8point3 Energy Partners Enters Into Agreements to Acquire Interests in 90 Megawatts of Solar Projects
50 MW Hooper Project and 40 MW Kingbird Project Expand 8point3's Utility Portfolio Upon Closing;
ROFO Portfolio Adjusted to Support the Partnership's Targeted Long-Term Growth
SAN JOSE, Calif., April 1, 2016 /PRNewswire/ -- 8point3 Energy Partners LP (Nasdaq: CAFD), the joint venture formed by SunPower (Nasdaq: SPWR) and First Solar (Nasdaq: FSLR), announced today that it has entered into agreements to acquire an interest in the 50 megawatt (MW) Hooper Project from SunPower and the 40 MW Kingbird Project from First Solar. These drop-down acquisitions are expected to generate approximately $9 million in combined annual pre-tax cash flow and have a 20 year average contract life.
"We're pleased to announce our second and third drop-down transactions today," said Chuck Boynton, CEO of 8point3 Energy Partners. "These acquisitions continue our long-term strategy of adding high quality solar projects with investment grade off-takers to our portfolio."
Hooper and Kingbird Project Details
The 50 MW Hooper Project is located in Colorado's San Luis Valley and commenced operations in December 2015. Xcel Energy is purchasing the power generated by the Hooper Project under a 20 year power purchase agreement. All conditions have been satisfied and the transaction is expected to close today.
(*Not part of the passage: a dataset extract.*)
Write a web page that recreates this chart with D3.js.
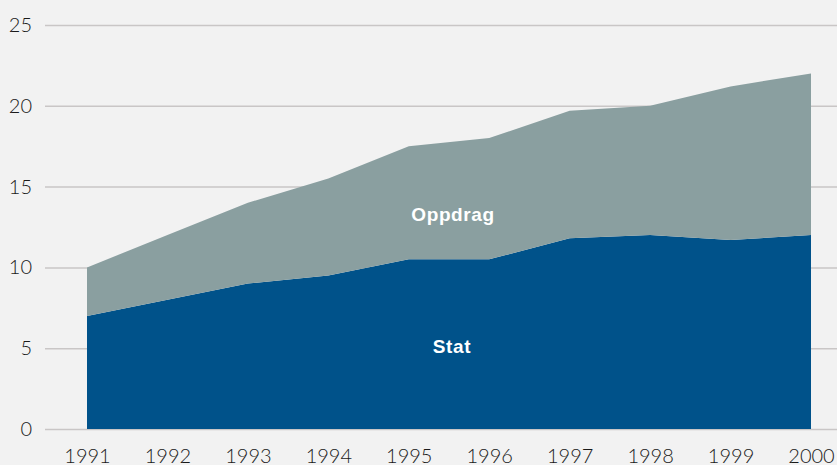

The 40 MW Kingbird Project has been acquired and is located in Kern County, California. Construction of the plant is expected to be completed next month. Following commercial operation, power generated by the Kingbird Project will be sold to member cities of the Southern California Public Power Authority and the City of Pasadena under separate 20 year power purchase agreements.
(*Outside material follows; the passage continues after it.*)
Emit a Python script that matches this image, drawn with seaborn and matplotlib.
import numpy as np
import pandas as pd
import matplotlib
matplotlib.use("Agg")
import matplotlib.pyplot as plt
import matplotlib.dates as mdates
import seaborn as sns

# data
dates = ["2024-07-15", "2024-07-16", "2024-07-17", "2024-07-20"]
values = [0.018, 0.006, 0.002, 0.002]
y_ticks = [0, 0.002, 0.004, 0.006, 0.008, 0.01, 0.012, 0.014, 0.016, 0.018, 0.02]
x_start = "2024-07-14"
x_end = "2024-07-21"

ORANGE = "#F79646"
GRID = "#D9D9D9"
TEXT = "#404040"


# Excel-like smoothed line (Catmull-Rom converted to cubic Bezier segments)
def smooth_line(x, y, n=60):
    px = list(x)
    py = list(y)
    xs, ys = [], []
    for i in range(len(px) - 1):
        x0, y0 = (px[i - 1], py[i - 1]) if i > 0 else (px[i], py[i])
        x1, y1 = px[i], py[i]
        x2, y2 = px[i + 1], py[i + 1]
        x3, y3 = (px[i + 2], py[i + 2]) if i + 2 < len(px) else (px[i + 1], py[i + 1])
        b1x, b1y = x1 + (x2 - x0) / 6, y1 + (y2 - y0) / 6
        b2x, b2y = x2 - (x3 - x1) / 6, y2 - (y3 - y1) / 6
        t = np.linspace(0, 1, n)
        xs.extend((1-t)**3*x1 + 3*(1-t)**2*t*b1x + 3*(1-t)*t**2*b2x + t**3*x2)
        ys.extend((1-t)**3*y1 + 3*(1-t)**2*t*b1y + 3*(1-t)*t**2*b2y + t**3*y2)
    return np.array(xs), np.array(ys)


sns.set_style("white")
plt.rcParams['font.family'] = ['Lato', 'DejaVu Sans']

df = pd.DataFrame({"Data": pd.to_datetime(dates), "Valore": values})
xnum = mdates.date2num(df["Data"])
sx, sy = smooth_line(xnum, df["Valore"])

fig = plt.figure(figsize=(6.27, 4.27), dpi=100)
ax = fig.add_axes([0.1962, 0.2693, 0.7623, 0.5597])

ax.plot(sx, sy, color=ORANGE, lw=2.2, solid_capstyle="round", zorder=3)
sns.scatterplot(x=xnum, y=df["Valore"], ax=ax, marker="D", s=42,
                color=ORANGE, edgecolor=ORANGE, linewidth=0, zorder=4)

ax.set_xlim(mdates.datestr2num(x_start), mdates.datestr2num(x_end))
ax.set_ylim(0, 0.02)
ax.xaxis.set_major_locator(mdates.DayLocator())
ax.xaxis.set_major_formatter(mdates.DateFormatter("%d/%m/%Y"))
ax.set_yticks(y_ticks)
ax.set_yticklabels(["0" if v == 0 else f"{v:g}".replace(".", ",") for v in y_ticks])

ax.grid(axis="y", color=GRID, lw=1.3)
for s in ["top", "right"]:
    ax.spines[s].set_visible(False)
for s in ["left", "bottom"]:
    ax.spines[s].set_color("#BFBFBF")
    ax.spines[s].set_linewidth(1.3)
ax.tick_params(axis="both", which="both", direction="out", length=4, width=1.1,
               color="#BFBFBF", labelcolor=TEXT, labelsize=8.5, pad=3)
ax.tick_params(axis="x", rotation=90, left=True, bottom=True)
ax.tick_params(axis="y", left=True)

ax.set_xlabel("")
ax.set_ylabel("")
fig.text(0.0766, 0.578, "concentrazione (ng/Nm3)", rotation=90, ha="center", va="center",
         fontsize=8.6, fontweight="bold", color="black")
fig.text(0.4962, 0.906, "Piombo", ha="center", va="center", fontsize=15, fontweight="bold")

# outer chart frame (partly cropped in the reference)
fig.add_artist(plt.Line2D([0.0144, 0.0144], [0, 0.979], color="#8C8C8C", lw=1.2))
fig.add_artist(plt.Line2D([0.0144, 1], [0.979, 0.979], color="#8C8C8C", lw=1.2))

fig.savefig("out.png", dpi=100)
"These transactions, along with our purchase of the Kern County School District project in January, should enable us to achieve our targeted annual distribution growth rate of 12-15 percent through the end of 2017 without additional project acquisitions," Boynton added.
ROFO Portfolio Adjustment
With the increased opportunity to potentially acquire solar power plant projects beyond 2016 due to the recent extension of the federal Investment Tax Credit and with the desire to finance acquisitions on favorable terms while simultaneously maintaining a conservative capital structure, the partnership has agreed to make certain adjustments to the ROFO portfolio. These adjustments include (i) waiving the partnership's right of first offer on a portion of First Solar's interest in the 300 MW Stateline Project and (ii) adding First Solar's 179 MW Switch Station Project in Nevada to the ROFO portfolio, which has an expected commercial operation date in 2017. 8point3 Energy Partners now expects to be offered First Solar's remaining ownership stake in the Stateline Project, approximately 35 percent in the aggregate, at the end of 2016 or the first half of 2017. The partnership believes that these adjustments better align the ROFO portfolio with its targeted long-term growth plan while maintaining its stated targeted annual distribution growth.
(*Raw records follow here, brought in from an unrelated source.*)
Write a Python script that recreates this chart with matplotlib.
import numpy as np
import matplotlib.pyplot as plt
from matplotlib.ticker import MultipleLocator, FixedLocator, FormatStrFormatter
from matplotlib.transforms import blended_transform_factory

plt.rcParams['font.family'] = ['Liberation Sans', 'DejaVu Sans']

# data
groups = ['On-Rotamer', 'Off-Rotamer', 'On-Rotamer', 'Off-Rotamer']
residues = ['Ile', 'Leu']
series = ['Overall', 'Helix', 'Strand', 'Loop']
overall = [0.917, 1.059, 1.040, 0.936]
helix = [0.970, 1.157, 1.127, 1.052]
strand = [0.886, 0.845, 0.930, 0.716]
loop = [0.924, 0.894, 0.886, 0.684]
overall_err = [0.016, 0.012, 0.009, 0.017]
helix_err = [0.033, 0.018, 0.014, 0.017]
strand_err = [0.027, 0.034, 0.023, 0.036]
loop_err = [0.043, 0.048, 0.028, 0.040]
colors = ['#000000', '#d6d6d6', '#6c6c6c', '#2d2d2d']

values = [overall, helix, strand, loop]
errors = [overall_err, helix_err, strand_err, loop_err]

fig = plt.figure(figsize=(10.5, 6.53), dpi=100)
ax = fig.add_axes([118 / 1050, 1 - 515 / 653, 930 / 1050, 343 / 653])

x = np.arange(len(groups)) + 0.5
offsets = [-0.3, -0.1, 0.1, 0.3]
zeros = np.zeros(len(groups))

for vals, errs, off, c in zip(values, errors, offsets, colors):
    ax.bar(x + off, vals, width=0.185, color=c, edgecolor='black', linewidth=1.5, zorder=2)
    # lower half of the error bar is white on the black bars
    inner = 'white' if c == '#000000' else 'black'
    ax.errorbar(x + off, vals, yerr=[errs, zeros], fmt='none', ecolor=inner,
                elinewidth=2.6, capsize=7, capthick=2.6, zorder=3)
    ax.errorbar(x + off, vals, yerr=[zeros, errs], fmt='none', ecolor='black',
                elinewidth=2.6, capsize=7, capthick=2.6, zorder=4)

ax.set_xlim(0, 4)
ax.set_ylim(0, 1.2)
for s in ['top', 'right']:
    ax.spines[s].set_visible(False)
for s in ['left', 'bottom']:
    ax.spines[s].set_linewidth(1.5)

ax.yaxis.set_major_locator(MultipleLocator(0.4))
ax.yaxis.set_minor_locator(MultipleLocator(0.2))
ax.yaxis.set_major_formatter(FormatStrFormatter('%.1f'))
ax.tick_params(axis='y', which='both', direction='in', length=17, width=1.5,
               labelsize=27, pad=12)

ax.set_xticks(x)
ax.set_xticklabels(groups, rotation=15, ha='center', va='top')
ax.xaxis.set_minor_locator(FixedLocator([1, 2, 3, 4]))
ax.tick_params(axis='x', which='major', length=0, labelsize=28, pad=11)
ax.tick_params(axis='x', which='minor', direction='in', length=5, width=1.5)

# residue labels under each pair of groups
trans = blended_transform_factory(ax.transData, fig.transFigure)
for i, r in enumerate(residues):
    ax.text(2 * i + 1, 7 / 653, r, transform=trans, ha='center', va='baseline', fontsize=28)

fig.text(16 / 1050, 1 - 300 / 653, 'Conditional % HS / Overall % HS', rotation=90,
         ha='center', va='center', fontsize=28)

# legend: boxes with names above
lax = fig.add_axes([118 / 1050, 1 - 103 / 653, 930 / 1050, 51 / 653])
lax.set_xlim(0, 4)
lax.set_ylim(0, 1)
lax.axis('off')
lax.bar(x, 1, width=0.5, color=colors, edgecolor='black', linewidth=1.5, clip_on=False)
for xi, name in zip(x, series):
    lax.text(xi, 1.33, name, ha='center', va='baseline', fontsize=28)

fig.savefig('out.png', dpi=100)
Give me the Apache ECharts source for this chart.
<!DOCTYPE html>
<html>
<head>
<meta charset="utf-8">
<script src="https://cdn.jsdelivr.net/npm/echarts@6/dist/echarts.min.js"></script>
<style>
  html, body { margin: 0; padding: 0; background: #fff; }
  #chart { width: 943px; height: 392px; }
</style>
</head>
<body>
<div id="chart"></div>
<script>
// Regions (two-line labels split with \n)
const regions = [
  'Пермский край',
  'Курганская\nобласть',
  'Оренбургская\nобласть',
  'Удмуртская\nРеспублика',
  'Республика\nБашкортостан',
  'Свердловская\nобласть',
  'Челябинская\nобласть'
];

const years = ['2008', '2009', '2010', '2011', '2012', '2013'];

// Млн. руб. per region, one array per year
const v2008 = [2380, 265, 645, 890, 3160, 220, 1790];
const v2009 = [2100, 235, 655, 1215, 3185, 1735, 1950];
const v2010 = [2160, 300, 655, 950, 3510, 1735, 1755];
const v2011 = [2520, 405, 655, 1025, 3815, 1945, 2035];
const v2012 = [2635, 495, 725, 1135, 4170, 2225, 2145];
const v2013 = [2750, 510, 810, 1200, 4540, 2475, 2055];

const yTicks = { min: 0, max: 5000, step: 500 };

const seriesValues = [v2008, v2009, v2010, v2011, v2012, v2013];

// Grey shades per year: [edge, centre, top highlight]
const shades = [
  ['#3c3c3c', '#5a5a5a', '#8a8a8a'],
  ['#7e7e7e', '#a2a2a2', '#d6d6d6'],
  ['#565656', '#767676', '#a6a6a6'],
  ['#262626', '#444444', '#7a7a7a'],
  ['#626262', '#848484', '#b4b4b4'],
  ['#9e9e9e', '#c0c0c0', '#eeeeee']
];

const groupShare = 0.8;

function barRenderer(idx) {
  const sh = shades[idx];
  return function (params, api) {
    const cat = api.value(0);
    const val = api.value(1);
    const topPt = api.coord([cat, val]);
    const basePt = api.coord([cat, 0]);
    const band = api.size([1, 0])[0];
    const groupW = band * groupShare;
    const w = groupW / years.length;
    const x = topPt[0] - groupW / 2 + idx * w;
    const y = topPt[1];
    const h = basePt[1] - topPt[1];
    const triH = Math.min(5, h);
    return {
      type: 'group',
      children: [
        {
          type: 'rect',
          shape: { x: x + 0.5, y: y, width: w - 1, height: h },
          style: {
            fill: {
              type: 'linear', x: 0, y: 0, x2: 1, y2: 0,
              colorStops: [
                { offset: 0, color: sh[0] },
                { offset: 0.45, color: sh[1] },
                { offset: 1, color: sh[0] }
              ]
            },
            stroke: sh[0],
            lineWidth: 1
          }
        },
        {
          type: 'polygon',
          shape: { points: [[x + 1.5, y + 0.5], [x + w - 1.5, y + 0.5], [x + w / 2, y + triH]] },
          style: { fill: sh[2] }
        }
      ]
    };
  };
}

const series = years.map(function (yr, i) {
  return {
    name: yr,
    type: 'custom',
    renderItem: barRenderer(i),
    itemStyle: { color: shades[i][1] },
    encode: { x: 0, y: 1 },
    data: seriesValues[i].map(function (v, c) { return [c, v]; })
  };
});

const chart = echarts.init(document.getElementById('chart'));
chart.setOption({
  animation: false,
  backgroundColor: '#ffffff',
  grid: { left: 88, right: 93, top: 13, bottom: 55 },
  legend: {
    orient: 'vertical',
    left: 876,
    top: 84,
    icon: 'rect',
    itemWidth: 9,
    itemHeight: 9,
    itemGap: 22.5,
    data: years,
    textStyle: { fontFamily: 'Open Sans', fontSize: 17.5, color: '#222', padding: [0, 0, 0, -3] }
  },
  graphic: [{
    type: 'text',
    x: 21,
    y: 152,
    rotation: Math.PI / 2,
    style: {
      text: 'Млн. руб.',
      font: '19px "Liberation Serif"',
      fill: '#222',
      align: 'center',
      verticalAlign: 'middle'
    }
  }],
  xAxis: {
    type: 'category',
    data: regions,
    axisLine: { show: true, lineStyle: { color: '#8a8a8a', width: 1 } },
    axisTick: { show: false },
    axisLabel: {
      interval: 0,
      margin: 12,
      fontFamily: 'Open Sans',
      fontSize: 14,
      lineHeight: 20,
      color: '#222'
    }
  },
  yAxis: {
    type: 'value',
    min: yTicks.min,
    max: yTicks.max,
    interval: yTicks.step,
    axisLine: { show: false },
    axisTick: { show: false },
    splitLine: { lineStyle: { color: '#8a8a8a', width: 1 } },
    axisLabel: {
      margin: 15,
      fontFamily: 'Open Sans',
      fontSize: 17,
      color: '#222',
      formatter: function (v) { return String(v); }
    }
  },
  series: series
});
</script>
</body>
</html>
About 8point3 Energy Partners
8point3 Energy Partners LP (NASDAQ: CAFD) is a growth-oriented limited partnership formed by First Solar, Inc. and SunPower Corporation to own, operate and acquire solar energy generation projects. 8point3 Energy Partners' primary objective is to generate predictable cash distributions that grow at a sustainable rate. The partnership owns interests in projects in the United States that generate long-term contracted cash flows and serve utility, commercial and residential customers. For more information about 8point3 Energy Partners, please visit: www.8point3energypartners.com.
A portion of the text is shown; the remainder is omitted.